Verily I say unto thee: Of all men the most negligent is he that disputeth idly and seeketh to advance himself over his brother. Say, O brethren! Let deeds, not words, be your adorning."
According to the predominant models of development, the next logical step would be a discussion of what, if any, actions should be taken by the government or outside observers to FIX the problem. Clearly businesses could use this information to better locate areas lacking a sufficient variety of healthy and affordable food. Often the market fails in this regard, especially in urban areas with poor minority populations. This is where non-profits could jump in and use this information to promote affordable subsidized produce or promote urban gardens.

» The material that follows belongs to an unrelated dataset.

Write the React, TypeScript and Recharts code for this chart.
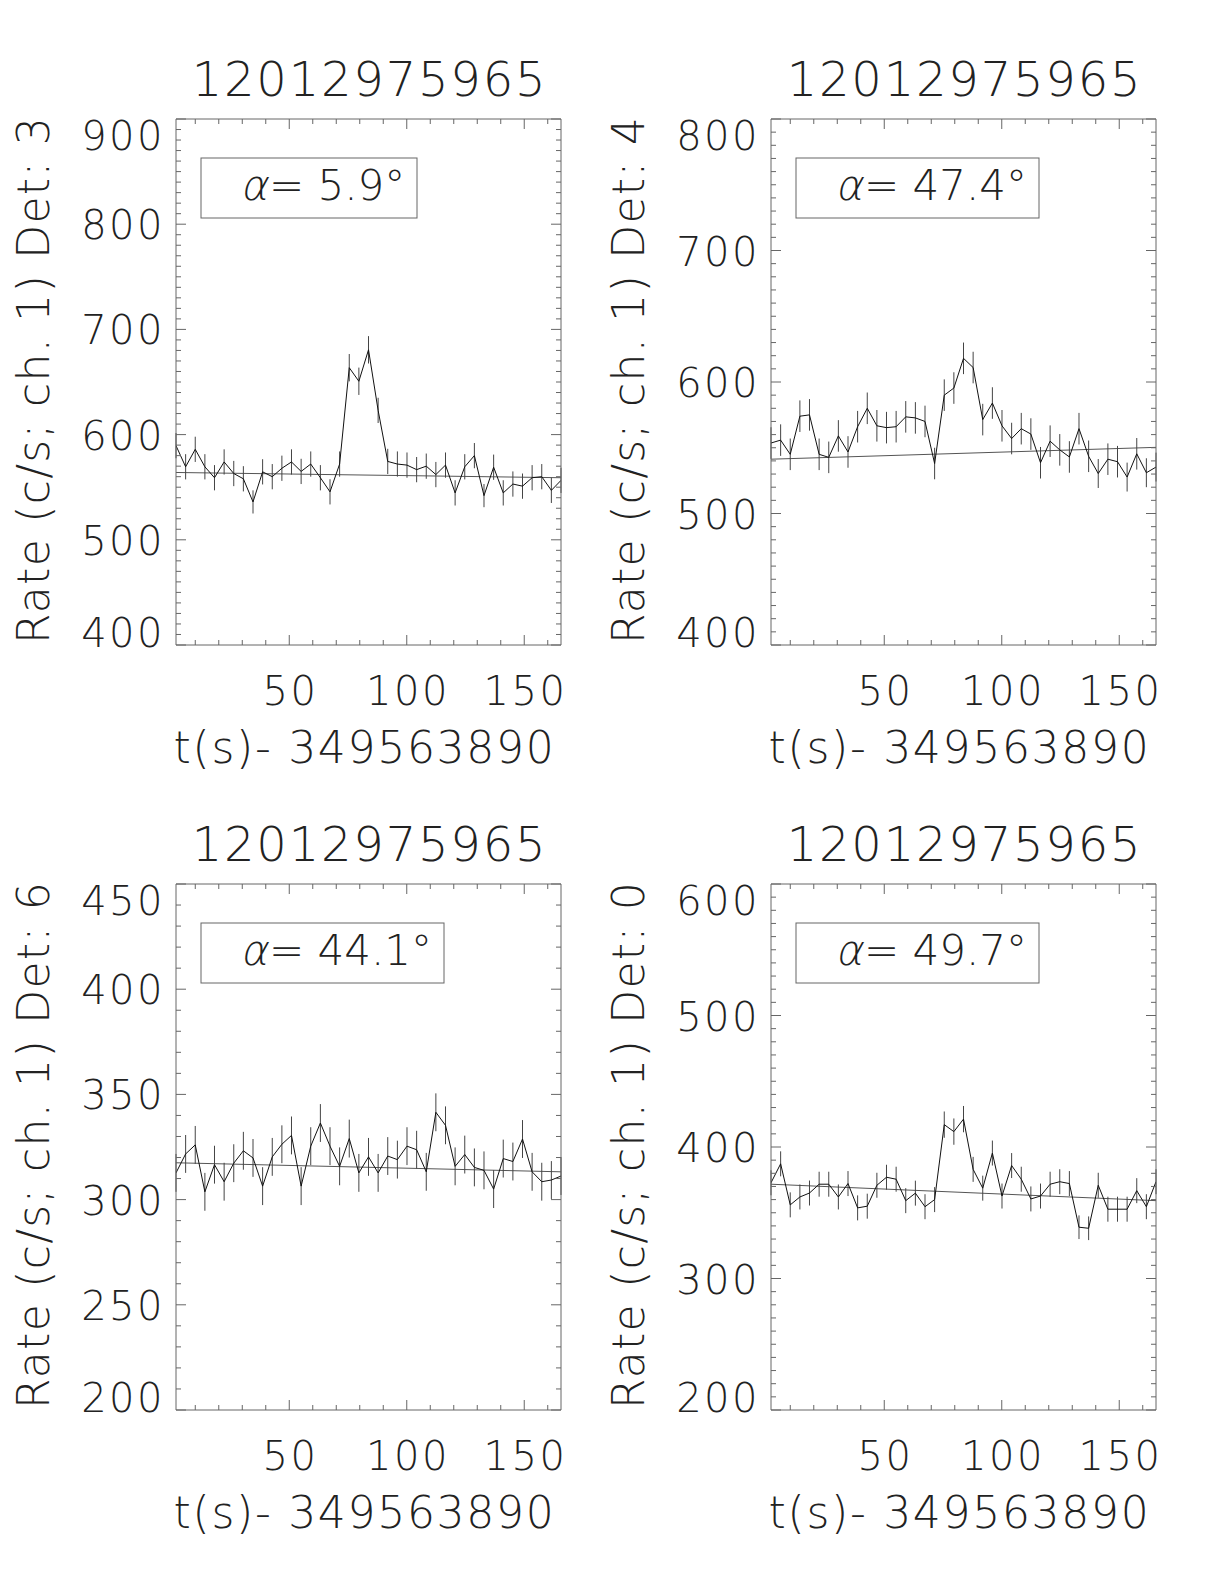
import React from "react";
import { ComposedChart, Line, XAxis, YAxis, ErrorBar } from "recharts";

// GRB trigger / light curves, 4.096 s bins, offset from 349563890 s
const TITLE = "12012975965";
const X_TITLE = "t(s)- 349563890";

const times = [
  1.8, 5.9, 9.99, 14.09, 18.18, 22.28, 26.38, 30.47, 34.57, 38.66, 42.76,
  46.86, 50.95, 55.05, 59.14, 63.24, 67.34, 71.43, 75.53, 79.62, 83.72, 87.82,
  91.91, 96.01, 100.1, 104.2, 108.3, 112.39, 116.49, 120.58, 124.68, 128.78,
  132.87, 136.97, 141.06, 145.16, 149.26, 153.35, 157.45, 161.54, 165.64,
];
const xMajorTicks = [50, 100, 150];

// Det 3
const det3Rate = [
  589.5, 569.4, 586, 569.4, 559, 574, 563, 558, 536, 564.6, 560, 568, 574, 565,
  572, 559, 545.6, 572, 663.6, 650.7, 680.6, 623, 574.5, 572, 571, 566.7, 570,
  562, 571, 544.6, 569.4, 580, 542, 569, 544.6, 553, 551, 559, 560, 547, 556.5,
];
const det3Err = [
  12, 12, 12, 12, 12, 12, 12, 12, 11, 12, 12, 12, 12, 12, 12, 12, 12, 12, 13,
  13, 13, 12, 12, 12, 12, 12, 12, 12, 12, 12, 12, 12, 11, 12, 12, 12, 12, 12,
  12, 12, 12,
];
const det3Fit = [564, 559];
const det3YTicks = [400, 500, 600, 700, 800, 900];

// Det 4
const det4Rate = [
  553.6, 555.8, 545, 574, 575, 545, 542.7, 559, 546.8, 566, 580, 566.7, 565.3,
  566, 573.5, 572.7, 570, 538, 590, 595.4, 618, 611, 571.4, 584, 566.7, 557,
  564.5, 560.4, 538.6, 555, 548.4, 543, 564.5, 543.5, 530.4, 541.3, 539.4,
  527.7, 545.4, 531, 535.3,
];
const det4Err = [
  12, 12, 12, 12, 12, 12, 12, 12, 12, 12, 12, 12, 12, 12, 12, 12, 12, 12, 12,
  12, 12, 12, 12, 12, 12, 12, 12, 12, 12, 12, 12, 12, 12, 12, 11, 12, 12, 11,
  12, 11, 11,
];
const det4Fit = [541.3, 550.3];
const det4YTicks = [400, 500, 600, 700, 800];

// Det 6
const det6Rate = [
  312.7, 321.7, 326, 303.7, 316.6, 308.5, 317.3, 323.2, 319.8, 306.4, 320.3,
  326.3, 330.5, 306.4, 325.4, 336.4, 325.4, 315.8, 329, 312.7, 320.3, 312.7,
  320.7, 319, 325.4, 323.7, 313.2, 341.5, 335.3, 315.8, 321.4, 315.3, 313.9,
  305, 319.5, 318.1, 328.8, 313.2, 308.5, 309.3, 311.2,
];
const det6Err = [
  9, 9, 9, 9, 9, 9, 9, 9, 9, 9, 9, 9, 9, 9, 9, 9, 9, 9, 9, 9, 9, 9, 9, 9, 9, 9,
  9, 9, 9, 9, 9, 9, 9, 9, 9, 9, 9, 9, 9, 9, 9,
];
const det6Fit = [317.5, 313.2];
const det6YTicks = [200, 250, 300, 350, 400, 450];

// Det 0
const det0Rate = [
  372.8, 387.2, 356, 362, 365, 371.7, 371.7, 362, 372.2, 353.7, 355, 370.9, 377,
  375.5, 359.2, 364.9, 354.6, 360, 417, 411.7, 421.2, 383, 368.7, 395.4, 362.7,
  385.9, 375.5, 360.5, 362.7, 371.7, 373.6, 372.2, 339, 338.2, 370.9, 352.7,
  352.7, 352.7, 366.8, 354.6, 373.6,
];
const det0Err = [
  9.5, 9.5, 9.5, 9.5, 9.5, 9.5, 9.5, 9.5, 9.5, 9.5, 9.5, 9.5, 9.5, 9.5, 9.5,
  9.5, 9.5, 9.5, 10, 10, 10, 9.5, 9.5, 9.5, 9.5, 9.5, 9.5, 9.5, 9.5, 9.5, 9.5,
  9.5, 9, 9, 9.5, 9.5, 9.5, 9.5, 9.5, 9.5, 9.5,
];
const det0Fit = [371.7, 359.2];
const det0YTicks = [200, 300, 400, 500, 600];

const FONT = "'DejaVu Sans', sans-serif";
const INK = "#222";
const AXIS = "#666";

// plot box size in px
const BOX_W = 385;
const BOX_H = 526;
const ML = 170;
const MT = 20;
const MR = 20;
const MB = 100;

const TICK_FS = 40;
const TICK_LS = 2.5;

function steps(lo: number, hi: number, step: number) {
  const out: number[] = [];
  for (let v = lo; v <= hi + 1e-9; v += step) out.push(Math.round(v * 100) / 100);
  return out;
}

const xMinorTicks = steps(10, 160, 10);

function xTick(side: "bottom" | "top") {
  return (props: any) => {
    const { x, y, payload } = props;
    const major = xMajorTicks.includes(payload.value);
    const len = major ? 10 : 5;
    const dir = side === "bottom" ? -1 : 1;
    return (
      <g>
        <line x1={x} x2={x} y1={y} y2={y + dir * len} stroke={AXIS} strokeWidth={1} />
        {side === "bottom" && major && (
          <text x={x + TICK_LS / 2} y={y + 60} textAnchor="middle" fontFamily={FONT} fontWeight={200}
            fontSize={TICK_FS} letterSpacing={TICK_LS} fill={INK}>
            {payload.value}
          </text>
        )}
      </g>
    );
  };
}

function yTick(side: "left" | "right", majors: number[]) {
  return (props: any) => {
    const { x, y, payload } = props;
    const major = majors.includes(payload.value);
    const len = major ? 10 : 5;
    const dir = side === "left" ? 1 : -1;
    // IDL nudges the end labels inside the box
    const cy = Math.min(Math.max(y, MT + 16), MT + BOX_H - 13);
    return (
      <g>
        <line x1={x} x2={x + dir * len} y1={y} y2={y} stroke={AXIS} strokeWidth={1} />
        {side === "left" && major && (
          <text x={x - 11} y={cy + 15} textAnchor="end" fontFamily={FONT} fontWeight={200}
            fontSize={TICK_FS} letterSpacing={TICK_LS} fill={INK}>
            {payload.value}
          </text>
        )}
      </g>
    );
  };
}

type PanelProps = {
  rate: number[];
  err: number[];
  fit: number[];
  yTicks: number[];
  left: number;
  top: number;
};

function Panel({ rate, err, fit, yTicks, left, top }: PanelProps) {
  const rows = times.map((t, i) => ({ t, rate: rate[i], err: err[i] }));
  const fitRows = [
    { t: times[0], fit: fit[0] },
    { t: times[times.length - 1], fit: fit[1] },
  ];
  const yDomain = [yTicks[0], yTicks[yTicks.length - 1]];
  const yMinor = steps(yDomain[0], yDomain[1], 10);
  const xDomain = [times[0], times[times.length - 1]];

  // axes get 1px each (a 0px axis is not drawn), margins shrink to match
  return (
    <div style={{ position: "absolute", left: left - ML, top: top - MT }}>
      <ComposedChart
        width={ML + BOX_W + MR}
        height={MT + BOX_H + MB}
        data={rows}
        margin={{ left: ML - 1, top: MT - 1, right: MR - 1, bottom: MB - 1 }}
      >
        <XAxis xAxisId="b" dataKey="t" type="number" domain={xDomain} allowDataOverflow
          ticks={xMinorTicks} interval={0} height={1} tickSize={0} tickMargin={0}
          axisLine={{ stroke: AXIS }} tickLine={false} tick={xTick("bottom")} />
        <XAxis xAxisId="t" orientation="top" dataKey="t" type="number" domain={xDomain} allowDataOverflow
          ticks={xMinorTicks} interval={0} height={1} tickSize={0} tickMargin={0}
          axisLine={{ stroke: AXIS }} tickLine={false} tick={xTick("top")} />
        <YAxis yAxisId="l" type="number" domain={yDomain} allowDataOverflow
          ticks={yMinor} interval={0} width={1} tickSize={0} tickMargin={0}
          axisLine={{ stroke: AXIS }} tickLine={false} tick={yTick("left", yTicks)} />
        <YAxis yAxisId="r" orientation="right" type="number" domain={yDomain} allowDataOverflow
          ticks={yMinor} interval={0} width={1} tickSize={0} tickMargin={0}
          axisLine={{ stroke: AXIS }} tickLine={false} tick={yTick("right", yTicks)} />
        <Line data={fitRows} xAxisId="b" yAxisId="l" dataKey="fit" type="linear"
          stroke="#555" strokeWidth={1} dot={false} isAnimationActive={false} />
        <Line xAxisId="b" yAxisId="l" dataKey="rate" type="linear"
          stroke="#111" strokeWidth={1} dot={false} isAnimationActive={false}>
          <ErrorBar dataKey="err" width={0} stroke="#444" strokeWidth={1} direction="y" isAnimationActive={false} />
        </Line>
      </ComposedChart>
    </div>
  );
}

const panels = [
  { det: "3", alpha: "5.9", rate: det3Rate, err: det3Err, fit: det3Fit, yTicks: det3YTicks, left: 176, top: 119, legendW: 216 },
  { det: "4", alpha: "47.4", rate: det4Rate, err: det4Err, fit: det4Fit, yTicks: det4YTicks, left: 771, top: 119, legendW: 243 },
  { det: "6", alpha: "44.1", rate: det6Rate, err: det6Err, fit: det6Fit, yTicks: det6YTicks, left: 176, top: 884, legendW: 243 },
  { det: "0", alpha: "49.7", rate: det0Rate, err: det0Err, fit: det0Fit, yTicks: det0YTicks, left: 771, top: 884, legendW: 243 },
];

export default function App() {
  return (
    <div style={{ position: "absolute", left: 0, top: 0, width: 1224, height: 1584, background: "#fff" }}>
      {panels.map((p) => (
        <Panel key={p.det} rate={p.rate} err={p.err} fit={p.fit} yTicks={p.yTicks} left={p.left} top={p.top} />
      ))}
      <svg width={1224} height={1584} style={{ position: "absolute", left: 0, top: 0, pointerEvents: "none" }}>
        {panels.map((p) => {
          const cx = p.left + BOX_W / 2;
          const ax = p.left + 64;
          const ay = p.top + 81;
          return (
            <g key={p.det} fontFamily={FONT} fontWeight={200} fill={INK}>
              <text x={cx + 1} y={p.top - 23.5} textAnchor="middle" fontSize={48} letterSpacing={1.8}>
                {TITLE}
              </text>
              <text x={cx - 4} y={p.top + BOX_H + 118} textAnchor="middle" fontSize={44} letterSpacing={1.7}>
                {X_TITLE}
              </text>
              <text
                x={p.left - 127}
                y={p.top + 261}
                textAnchor="middle"
                fontSize={44}
                letterSpacing={1.3}
                transform={`rotate(-90 ${p.left - 127} ${p.top + 261})`}
              >
                {`Rate (c/s; ch. 1) Det: ${p.det}`}
              </text>
              <rect x={p.left + 25} y={p.top + 39} width={p.legendW} height={60} fill="none" stroke={AXIS} strokeWidth={1} />
              <text x={ax} y={ay} fontSize={42} transform={`skewX(-12) translate(${ay * Math.tan((12 * Math.PI) / 180)} 0)`}>
                α
              </text>
              <text x={ax + 29} y={ay} fontSize={42}>
                {`= ${p.alpha}°`}
              </text>
            </g>
          );
        })}
      </svg>
    </div>
  );
}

Another model of development, espoused by educators such as the late Paulo Freire, planners such as Bent Flyberg, development organizations such as FUNDAEC, and the Baha'i Faith, focuses on developing human capacity through consultation, action, and reflection within a community. In my example, this process would probably start with directed consultations on the perceptions of food and nutrition in general. My study area has had a long tradition of local agriculture which has since faded out as a source of livelihood. Many of the people I surveyed expressed a desire to consume more fresh produce, but face serious time constraints to merely purchase the food, let alone grow it. The most accessible food is often found at gas stations or mini-marts which contain mainly packaged food. Assuming that people decide that they want to eat healthier and promote local agriculture, the next step would be for community members consult, possibly in collaboration with scientists and planners, about the human and natural resources in the community, and how these resources could be mobilized to promote food awareness, start their own business and cooperatives, attract outside business into their area, etc. Finally, every few months or so, community members would reflect on what has been learned and develop a more coherent plan of action.
It is my view that social and economic development on a large scale is not possible without a parallel process of spiritual development. The Baha'i framework for action enshrined in the institute process provides an early template on how spirituality can inform this new mode of learning.